What is asked
Output exactly the lines from the first line of the records below through the line containing "(0,0) rectangle (572,551);", both included, leaving out any pictures.

Listed records
____

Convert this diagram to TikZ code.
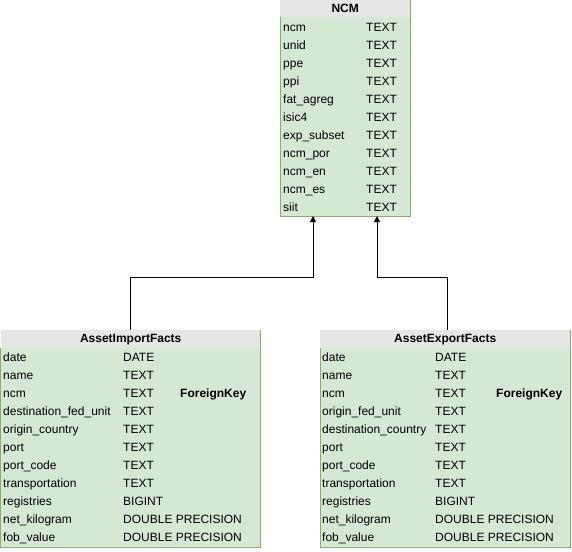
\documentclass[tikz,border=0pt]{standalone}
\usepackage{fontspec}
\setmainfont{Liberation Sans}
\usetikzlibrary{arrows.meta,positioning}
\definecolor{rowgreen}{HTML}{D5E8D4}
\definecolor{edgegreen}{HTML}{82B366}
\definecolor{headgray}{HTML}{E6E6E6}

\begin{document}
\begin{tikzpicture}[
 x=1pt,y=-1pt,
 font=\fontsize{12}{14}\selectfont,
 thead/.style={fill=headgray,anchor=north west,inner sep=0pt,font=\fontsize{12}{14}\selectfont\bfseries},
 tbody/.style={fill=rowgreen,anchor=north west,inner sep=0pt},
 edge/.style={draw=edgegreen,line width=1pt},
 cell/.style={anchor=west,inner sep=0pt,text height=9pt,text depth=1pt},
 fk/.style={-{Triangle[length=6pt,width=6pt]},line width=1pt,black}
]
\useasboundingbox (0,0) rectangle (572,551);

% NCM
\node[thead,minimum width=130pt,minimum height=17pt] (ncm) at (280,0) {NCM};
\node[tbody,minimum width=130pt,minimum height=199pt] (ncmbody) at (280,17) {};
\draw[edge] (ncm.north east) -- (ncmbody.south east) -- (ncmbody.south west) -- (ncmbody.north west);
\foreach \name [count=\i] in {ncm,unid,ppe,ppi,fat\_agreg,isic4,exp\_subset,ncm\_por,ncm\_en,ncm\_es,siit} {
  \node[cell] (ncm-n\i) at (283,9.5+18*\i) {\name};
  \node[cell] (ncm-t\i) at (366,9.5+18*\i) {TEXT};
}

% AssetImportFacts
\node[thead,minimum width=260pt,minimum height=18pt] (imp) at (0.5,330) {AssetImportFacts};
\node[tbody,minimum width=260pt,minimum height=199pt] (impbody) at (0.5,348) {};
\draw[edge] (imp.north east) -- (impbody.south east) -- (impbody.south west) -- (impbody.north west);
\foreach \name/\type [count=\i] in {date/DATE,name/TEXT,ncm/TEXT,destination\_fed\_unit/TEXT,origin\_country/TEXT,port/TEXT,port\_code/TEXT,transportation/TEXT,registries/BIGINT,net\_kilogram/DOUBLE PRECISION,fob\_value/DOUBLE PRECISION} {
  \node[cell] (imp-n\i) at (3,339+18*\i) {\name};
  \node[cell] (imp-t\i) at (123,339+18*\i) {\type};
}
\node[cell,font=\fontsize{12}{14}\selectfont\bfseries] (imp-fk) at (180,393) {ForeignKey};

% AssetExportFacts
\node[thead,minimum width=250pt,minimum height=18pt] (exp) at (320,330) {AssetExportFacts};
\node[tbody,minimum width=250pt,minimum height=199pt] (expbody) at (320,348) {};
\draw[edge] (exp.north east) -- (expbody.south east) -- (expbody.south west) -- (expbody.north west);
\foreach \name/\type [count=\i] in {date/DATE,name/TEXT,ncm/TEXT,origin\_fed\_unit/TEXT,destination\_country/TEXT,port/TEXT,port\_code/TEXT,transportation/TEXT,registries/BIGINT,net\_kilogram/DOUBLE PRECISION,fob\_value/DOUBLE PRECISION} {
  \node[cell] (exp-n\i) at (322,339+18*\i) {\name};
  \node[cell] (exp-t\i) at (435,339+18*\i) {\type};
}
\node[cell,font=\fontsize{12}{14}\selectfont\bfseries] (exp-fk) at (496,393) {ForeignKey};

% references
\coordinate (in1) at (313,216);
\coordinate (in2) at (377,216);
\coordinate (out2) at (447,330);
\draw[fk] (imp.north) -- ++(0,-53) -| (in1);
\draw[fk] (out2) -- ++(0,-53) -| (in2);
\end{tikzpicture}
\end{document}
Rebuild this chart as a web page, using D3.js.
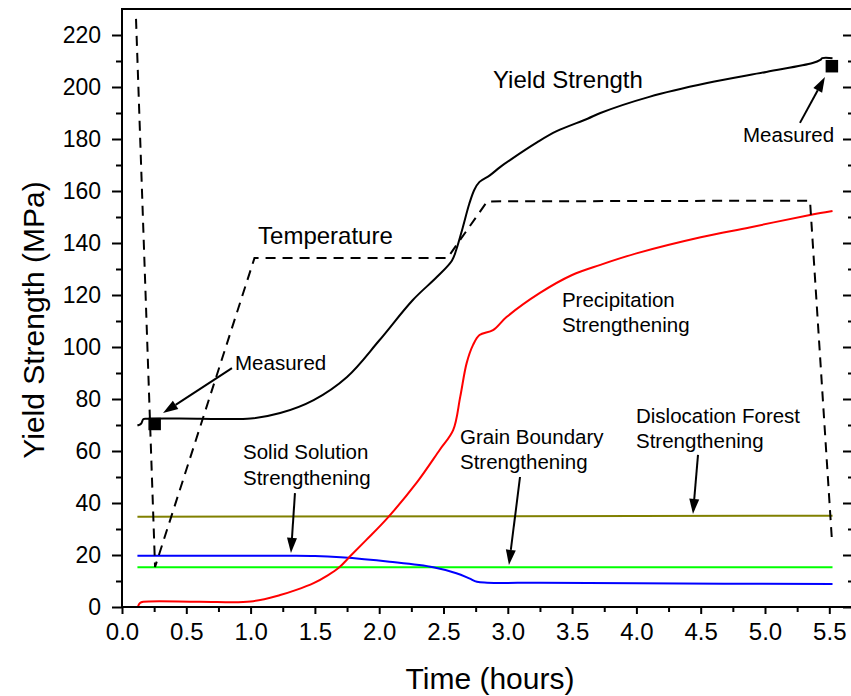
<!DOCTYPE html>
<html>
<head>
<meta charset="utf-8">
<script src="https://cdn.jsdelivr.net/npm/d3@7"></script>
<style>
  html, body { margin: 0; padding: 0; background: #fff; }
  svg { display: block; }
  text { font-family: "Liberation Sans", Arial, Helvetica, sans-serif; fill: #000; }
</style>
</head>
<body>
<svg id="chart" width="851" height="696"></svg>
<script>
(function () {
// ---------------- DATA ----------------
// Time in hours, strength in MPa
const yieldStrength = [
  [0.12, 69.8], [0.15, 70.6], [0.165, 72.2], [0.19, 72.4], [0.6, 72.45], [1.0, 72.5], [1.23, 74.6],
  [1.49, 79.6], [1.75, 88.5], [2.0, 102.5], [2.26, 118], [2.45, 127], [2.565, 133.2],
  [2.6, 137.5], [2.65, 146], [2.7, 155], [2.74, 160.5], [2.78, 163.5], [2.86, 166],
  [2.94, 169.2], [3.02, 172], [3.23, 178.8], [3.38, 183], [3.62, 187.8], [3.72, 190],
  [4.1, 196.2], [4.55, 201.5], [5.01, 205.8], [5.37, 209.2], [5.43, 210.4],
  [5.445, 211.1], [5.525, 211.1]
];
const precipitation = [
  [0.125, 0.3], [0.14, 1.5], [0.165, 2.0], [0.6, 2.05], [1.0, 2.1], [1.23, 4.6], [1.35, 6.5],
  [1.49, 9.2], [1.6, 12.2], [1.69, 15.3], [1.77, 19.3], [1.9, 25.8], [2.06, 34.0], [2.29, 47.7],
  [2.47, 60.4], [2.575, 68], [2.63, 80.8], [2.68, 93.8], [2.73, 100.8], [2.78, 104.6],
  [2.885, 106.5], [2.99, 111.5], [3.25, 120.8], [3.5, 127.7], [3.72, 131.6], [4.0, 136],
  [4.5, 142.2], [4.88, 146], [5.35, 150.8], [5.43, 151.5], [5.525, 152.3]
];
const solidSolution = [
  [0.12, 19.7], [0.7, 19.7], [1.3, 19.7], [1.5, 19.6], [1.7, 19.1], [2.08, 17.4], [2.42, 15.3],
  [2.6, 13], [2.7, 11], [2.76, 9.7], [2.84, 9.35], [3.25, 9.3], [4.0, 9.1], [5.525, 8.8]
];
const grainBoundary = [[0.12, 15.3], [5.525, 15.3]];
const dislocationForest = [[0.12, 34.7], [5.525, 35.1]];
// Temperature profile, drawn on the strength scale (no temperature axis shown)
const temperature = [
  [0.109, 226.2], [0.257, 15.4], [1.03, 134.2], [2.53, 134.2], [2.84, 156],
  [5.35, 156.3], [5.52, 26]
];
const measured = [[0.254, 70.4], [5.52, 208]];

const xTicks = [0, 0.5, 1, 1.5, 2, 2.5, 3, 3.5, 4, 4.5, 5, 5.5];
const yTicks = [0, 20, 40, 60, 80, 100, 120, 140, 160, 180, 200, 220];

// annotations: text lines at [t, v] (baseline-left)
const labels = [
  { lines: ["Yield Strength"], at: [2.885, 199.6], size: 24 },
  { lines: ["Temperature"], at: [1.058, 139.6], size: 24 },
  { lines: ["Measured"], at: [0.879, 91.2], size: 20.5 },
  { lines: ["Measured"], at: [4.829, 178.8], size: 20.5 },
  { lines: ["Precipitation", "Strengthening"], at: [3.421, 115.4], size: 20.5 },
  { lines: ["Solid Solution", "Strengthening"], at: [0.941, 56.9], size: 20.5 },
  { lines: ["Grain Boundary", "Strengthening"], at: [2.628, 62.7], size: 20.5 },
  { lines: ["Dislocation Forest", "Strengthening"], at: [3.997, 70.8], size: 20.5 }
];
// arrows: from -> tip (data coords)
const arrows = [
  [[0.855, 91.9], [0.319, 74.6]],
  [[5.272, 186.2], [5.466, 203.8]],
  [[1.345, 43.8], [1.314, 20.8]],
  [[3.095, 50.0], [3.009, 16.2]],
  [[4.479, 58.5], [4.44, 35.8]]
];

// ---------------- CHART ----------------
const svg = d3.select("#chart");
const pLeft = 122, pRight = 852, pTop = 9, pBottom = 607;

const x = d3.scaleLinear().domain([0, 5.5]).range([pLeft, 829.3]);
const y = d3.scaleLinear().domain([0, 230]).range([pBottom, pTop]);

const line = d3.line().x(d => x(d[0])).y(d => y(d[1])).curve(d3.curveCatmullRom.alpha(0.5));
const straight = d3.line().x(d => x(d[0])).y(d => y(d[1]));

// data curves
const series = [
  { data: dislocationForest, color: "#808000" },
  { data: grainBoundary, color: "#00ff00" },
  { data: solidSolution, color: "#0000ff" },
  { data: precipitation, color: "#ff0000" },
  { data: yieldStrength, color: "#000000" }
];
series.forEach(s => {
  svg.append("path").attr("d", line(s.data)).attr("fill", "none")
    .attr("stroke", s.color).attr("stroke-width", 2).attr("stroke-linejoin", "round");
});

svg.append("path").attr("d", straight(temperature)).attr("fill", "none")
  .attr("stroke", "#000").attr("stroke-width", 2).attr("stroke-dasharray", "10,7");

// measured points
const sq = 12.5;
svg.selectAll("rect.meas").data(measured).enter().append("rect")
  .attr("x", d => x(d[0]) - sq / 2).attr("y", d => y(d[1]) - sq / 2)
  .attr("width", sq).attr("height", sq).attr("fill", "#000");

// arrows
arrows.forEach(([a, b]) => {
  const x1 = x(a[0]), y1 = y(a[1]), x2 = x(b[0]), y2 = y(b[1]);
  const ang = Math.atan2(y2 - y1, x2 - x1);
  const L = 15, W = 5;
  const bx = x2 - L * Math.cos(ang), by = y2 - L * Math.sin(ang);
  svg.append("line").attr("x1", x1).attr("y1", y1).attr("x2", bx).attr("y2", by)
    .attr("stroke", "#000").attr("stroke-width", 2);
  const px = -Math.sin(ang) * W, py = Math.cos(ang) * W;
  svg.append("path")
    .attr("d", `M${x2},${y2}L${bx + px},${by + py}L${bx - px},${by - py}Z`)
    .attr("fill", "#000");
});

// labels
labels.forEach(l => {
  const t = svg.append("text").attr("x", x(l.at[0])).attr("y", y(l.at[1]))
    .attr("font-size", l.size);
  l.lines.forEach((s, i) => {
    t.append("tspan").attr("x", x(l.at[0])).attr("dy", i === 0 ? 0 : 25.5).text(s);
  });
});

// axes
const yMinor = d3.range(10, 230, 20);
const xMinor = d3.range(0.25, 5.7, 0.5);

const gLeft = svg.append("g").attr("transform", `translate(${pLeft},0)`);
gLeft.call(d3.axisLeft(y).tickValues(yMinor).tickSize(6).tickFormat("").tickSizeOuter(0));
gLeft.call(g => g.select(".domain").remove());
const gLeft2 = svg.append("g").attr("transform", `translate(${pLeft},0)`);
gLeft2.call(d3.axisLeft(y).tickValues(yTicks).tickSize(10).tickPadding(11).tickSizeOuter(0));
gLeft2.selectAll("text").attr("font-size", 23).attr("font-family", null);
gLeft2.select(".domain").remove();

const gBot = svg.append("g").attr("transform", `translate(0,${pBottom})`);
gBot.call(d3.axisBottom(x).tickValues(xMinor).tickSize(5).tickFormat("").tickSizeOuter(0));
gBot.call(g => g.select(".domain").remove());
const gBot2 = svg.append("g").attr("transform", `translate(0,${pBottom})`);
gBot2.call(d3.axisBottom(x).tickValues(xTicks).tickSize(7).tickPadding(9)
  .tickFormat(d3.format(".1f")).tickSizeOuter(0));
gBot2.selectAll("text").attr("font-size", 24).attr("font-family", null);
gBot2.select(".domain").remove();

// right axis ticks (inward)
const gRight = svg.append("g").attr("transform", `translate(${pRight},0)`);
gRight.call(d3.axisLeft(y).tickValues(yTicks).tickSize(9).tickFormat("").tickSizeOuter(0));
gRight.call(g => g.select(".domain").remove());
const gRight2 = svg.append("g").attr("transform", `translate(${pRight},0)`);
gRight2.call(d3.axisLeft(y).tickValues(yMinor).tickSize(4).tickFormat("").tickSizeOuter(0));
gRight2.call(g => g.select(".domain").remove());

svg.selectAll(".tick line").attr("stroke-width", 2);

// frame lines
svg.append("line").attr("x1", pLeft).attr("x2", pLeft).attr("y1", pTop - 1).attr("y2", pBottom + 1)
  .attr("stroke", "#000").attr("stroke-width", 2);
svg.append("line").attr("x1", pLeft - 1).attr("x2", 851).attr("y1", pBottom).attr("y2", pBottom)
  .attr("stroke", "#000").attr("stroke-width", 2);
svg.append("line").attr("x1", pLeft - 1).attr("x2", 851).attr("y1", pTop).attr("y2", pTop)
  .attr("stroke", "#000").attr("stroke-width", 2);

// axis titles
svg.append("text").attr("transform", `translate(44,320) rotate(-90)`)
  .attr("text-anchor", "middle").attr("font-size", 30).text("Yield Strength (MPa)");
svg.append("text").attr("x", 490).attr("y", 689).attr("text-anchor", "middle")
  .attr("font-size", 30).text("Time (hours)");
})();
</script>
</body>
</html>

____

Problem solution
Convert this diagram to TikZ code.
\documentclass[tikz,border=0pt]{standalone}
\usepackage{fontspec}
\setmainfont{Liberation Sans}
\usetikzlibrary{arrows.meta,positioning}
\definecolor{rowgreen}{HTML}{D5E8D4}
\definecolor{edgegreen}{HTML}{82B366}
\definecolor{headgray}{HTML}{E6E6E6}

\begin{document}
\begin{tikzpicture}[
 x=1pt,y=-1pt,
 font=\fontsize{12}{14}\selectfont,
 thead/.style={fill=headgray,anchor=north west,inner sep=0pt,font=\fontsize{12}{14}\selectfont\bfseries},
 tbody/.style={fill=rowgreen,anchor=north west,inner sep=0pt},
 edge/.style={draw=edgegreen,line width=1pt},
 cell/.style={anchor=west,inner sep=0pt,text height=9pt,text depth=1pt},
 fk/.style={-{Triangle[length=6pt,width=6pt]},line width=1pt,black}
]
\useasboundingbox (0,0) rectangle (572,551);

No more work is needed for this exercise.